“There is not only room for human providence, but a need for it, these authors teach us.”
In “The Supreme Court as Republican Schoolmaster,” Ralph Lerner showed how justices in the early Supreme Court tried to educate the people in the civic virtues needed for a republic. They felt the truth of Alexis de Tocqueville’s claim that “The power of Supreme Court justices is immense but it is a power springing from opinion. They are all powerful so long as the people obey the law. They can do nothing when they scorn it.”
As a result, when justices rode circuit, they were conscious of the importance of shaping popular opinion. Their charges to juries in cases where they sat as trial judges thus “were a cross between a political sermon and a speech from the throne.” They ranged far from the specifics of the controversy to describe the qualities a citizen needed to assure that the republic remained stable and prosperous. These virtues included self-restraint, honesty, industry, and prudence. Note that these jury charges did not make much law: their legal content was bound up in the particulars of a case soon forgotten. Their more important function was to sway the minds of the audience to embrace the essentials of republicanism.
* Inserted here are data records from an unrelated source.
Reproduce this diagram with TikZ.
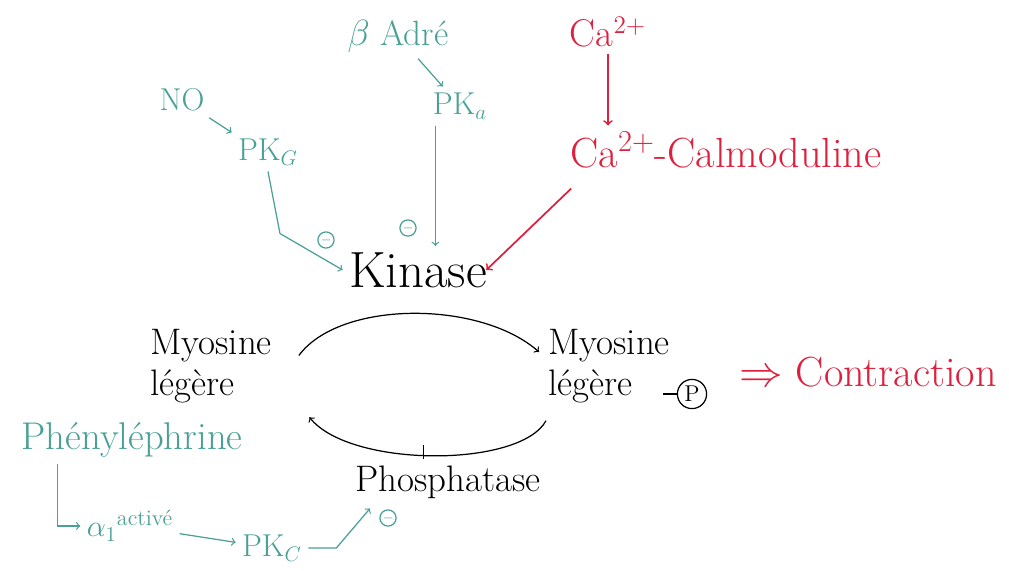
\documentclass[tikz,border=0pt]{standalone}
\usepackage{fontspec}
\usetikzlibrary{positioning}
\definecolor{tealink}{RGB}{72,160,150}
\definecolor{redink}{RGB}{222,32,62}
\tikzset{
  voie/.style={tealink, font=\fontsize{18}{20}\selectfont},
  calc/.style={redink, font=\fontsize{24}{26}\selectfont},
  myo/.style={align=left, anchor=west, font=\fontsize{21}{23}\selectfont, inner sep=1pt},
  inhib/.style={circle, draw, inner sep=0.4pt, font=\scriptsize},
}
\begin{document}
\begin{tikzpicture}[x=0.02cm, y=-0.02cm, line width=0.7pt]
  \useasboundingbox (0,0) rectangle (1009,571);
  % voies activatrices de la kinase
  \node[voie, font=\fontsize{20}{22}\selectfont] (badre) at (398,36) {$\beta$ Adré};
  \node[voie] (no) at (182,100) {NO};
  \node[voie] (pkg) at (268,152) {PK$_G$};
  \node[voie] (pka) at (460,106) {PK$_a$};
  \node[font=\fontsize{29}{31}\selectfont] (kinase) at (418,270) {Kinase};
  \node[tealink, inhib] (m1) at (326,240) {$-$};
  \node[tealink, inhib] (m2) at (408,228) {$-$};
  \draw[->, tealink] (badre) -- (pka);
  \draw[->, tealink] (no) -- (pkg.north west);
  \draw[->, tealink] (pkg.south) -- ++(12,62) -- (kinase.west);
  \draw[->, tealink] ([xshift=-14pt]pka.south) coordinate (a) -- (a |- kinase.north);
  % calcium
  \node[calc, font=\fontsize{22}{24}\selectfont] (ca) at (608,32) {Ca$^{2+}$};
  \node[calc] (cam) at (726,150) {Ca$^{2+}$-Calmoduline};
  \draw[->, redink, line width=1pt] (ca.south) -- (ca.south |- cam.north);
  \draw[->, redink, line width=1pt] ([xshift=4pt,yshift=-8pt]cam.south west) -- ([xshift=-4pt]kinase.east);
  % cycle de la myosine
  \node[myo] (myoL) at (148,366) {Myosine\\légère};
  \node[myo] (myoR) at (546,366) {Myosine\\légère};
  \node[circle, draw, inner sep=1.5pt, font=\fontsize{13}{14}\selectfont] (pho) at (692,394) {P};
  \draw (pho.west) -- ++(-14,0);
  \draw[->] ([xshift=14pt,yshift=6pt]myoL.east) .. controls (340,300) and (480,300) .. ([xshift=-4pt,yshift=8pt]myoR.west);
  \draw[->] ([yshift=-9pt]myoR.south west) .. controls (520,468) and (350,468) .. ([xshift=20pt,yshift=-7pt]myoL.south east);
  \node[calc] (contr) at (868,372) {$\Rightarrow$ Contraction};
  % phosphatase
  \node[font=\fontsize{21}{23}\selectfont] (phos) at (448,482) {Phosphatase};
  \draw ([xshift=-14pt]phos.north) -- ++(0,-14);
  \node[voie, font=\fontsize{22}{24}\selectfont] (phe) at (132,440) {Phényléphrine};
  \node[voie] (alpha) at (130,526) {$\alpha_1$\textsuperscript{activé}};
  \node[voie] (pkc) at (272,548) {PK$_C$};
  \node[tealink, inhib] (m3) at (388,518) {$-$};
  \draw[->, tealink] ([xshift=24pt]phe.south west) |- (alpha.west);
  \draw[->, tealink] (alpha) -- (pkc);
  \draw[->, tealink] (pkc.east) -- ++(28,0) -- ([xshift=12pt,yshift=-2pt]phos.south west);
\end{tikzpicture}
\end{document}
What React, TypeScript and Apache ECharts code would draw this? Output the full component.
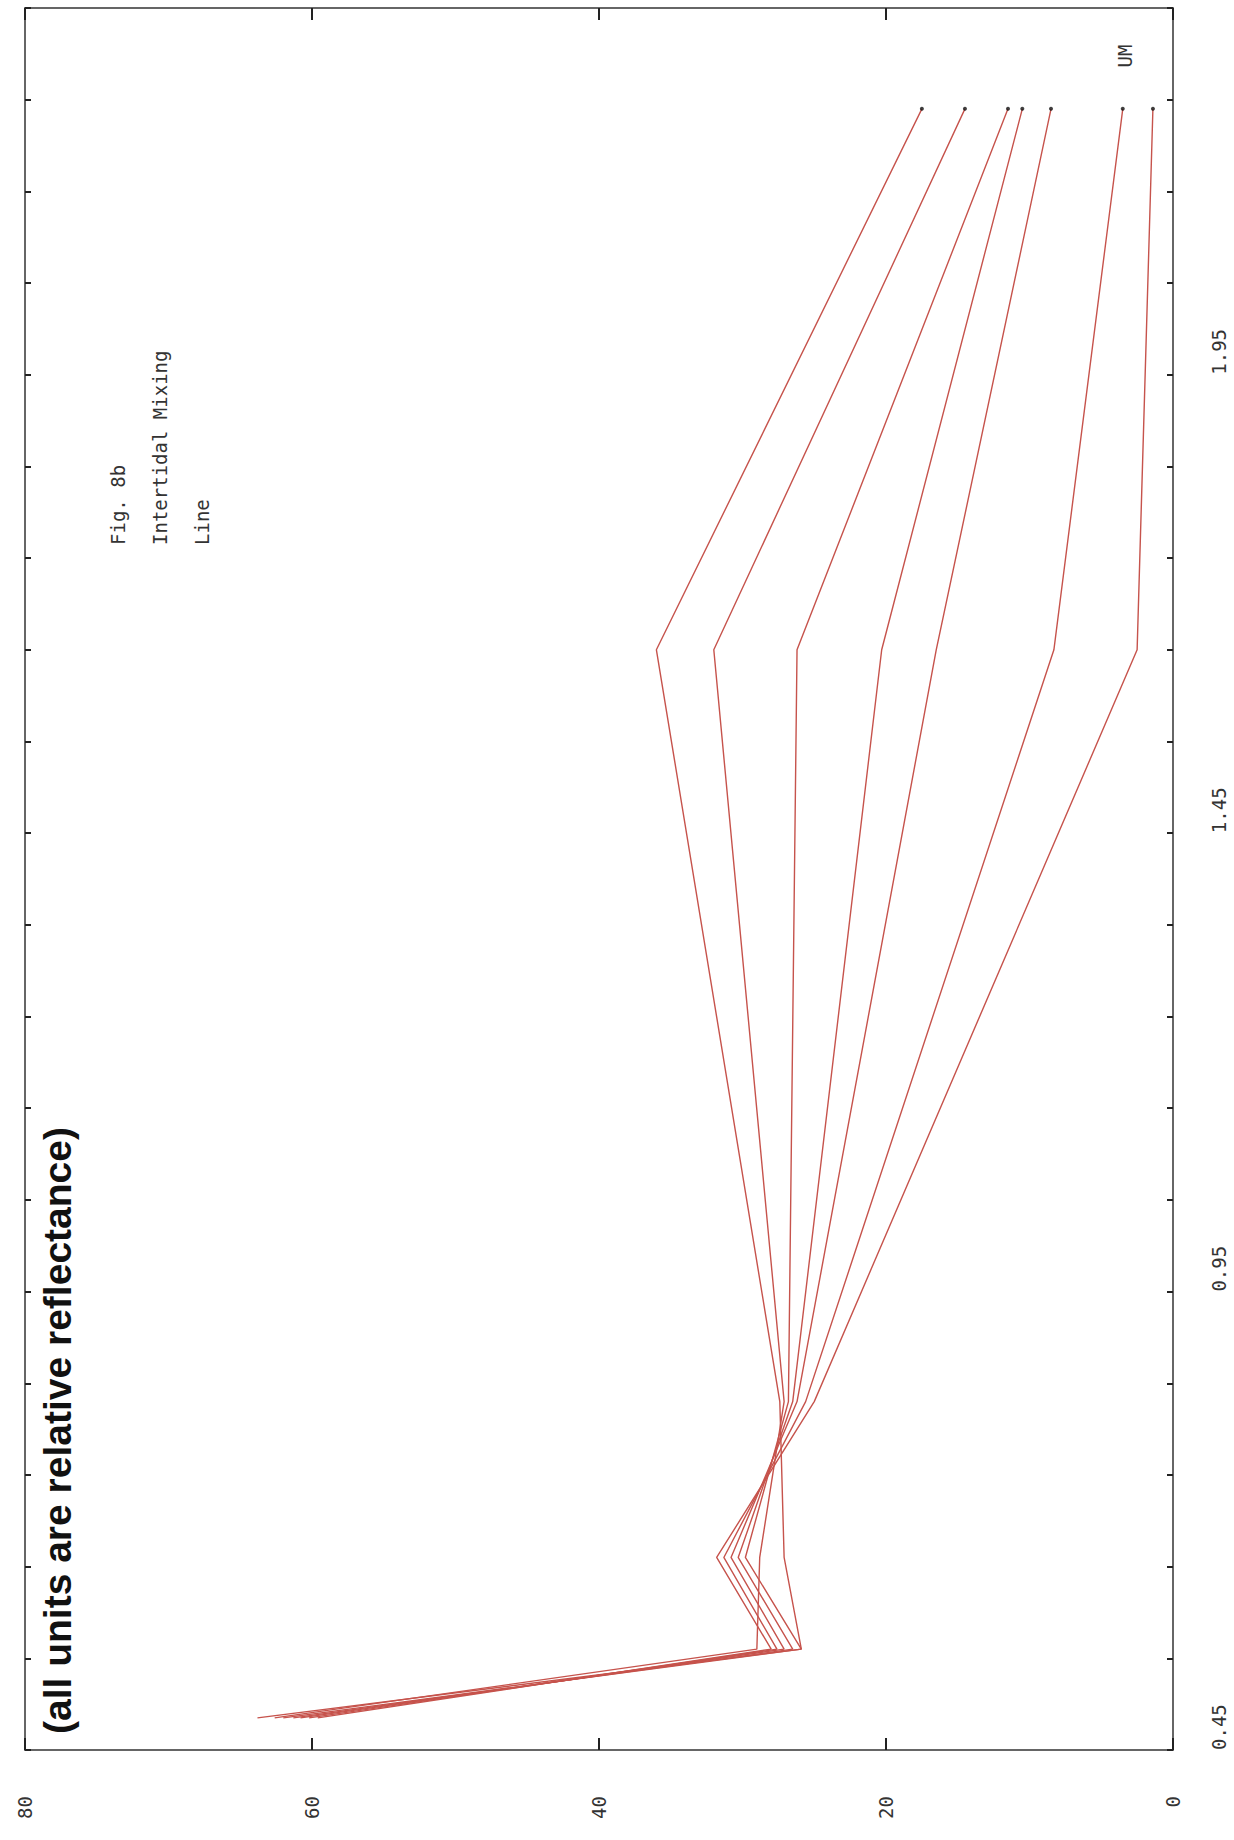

This is the perspective that makes sense of the Supreme Court’s decision in Masterpiece Cakeshop. There the Court avoided the broad free speech and free exercise claims and ruled instead very narrowly for the baker on the ground that some members of the Colorado Human Rights Commission had made anti-religious statements in dismissing the baker’s arguments. The majority opinion made little law, and it is hard to imagine that many decision makers will be so foolish as to repeat the kind of sentiments expressed by those commissioners.
But it did give Justice Anthony Kennedy the occasion to sermonize about what he sees as virtues essential to the modern republic: the dignity and respect that people are owed in both the identity of their sexual orientation and their religion—the kind of dignity that the commissioners offended.
Our society has come to the recognition that gay persons and gay couples cannot be treated as social outcasts or as inferior in dignity and worth. For that reason the laws and the Constitution can, and in some instances must, protect them in the exercise of their civil rights. The exercise of their freedom on terms equal to others must be given great weight and respect by the courts. At the same time, the religious and philosophical objections to gay marriage are protected views and in some instances protected forms of expression.
It is striking that six justices of widely varying views signed onto his opinion and the two dissenters signaled their substantial agreement with these general sentiments. The justices may be worried that the culture wars are a threat to the cohesion of society and ultimately their own authority. That this case makes little law is actually part of the point: a decision more clearly in favor of one side or another would distract from the audience’s attention to the sermon.
I am not defending the Supreme Court’s view of its function, but across two centuries this sermonizing function is similar, even as what the Court sees as essential to republican virtue has changed.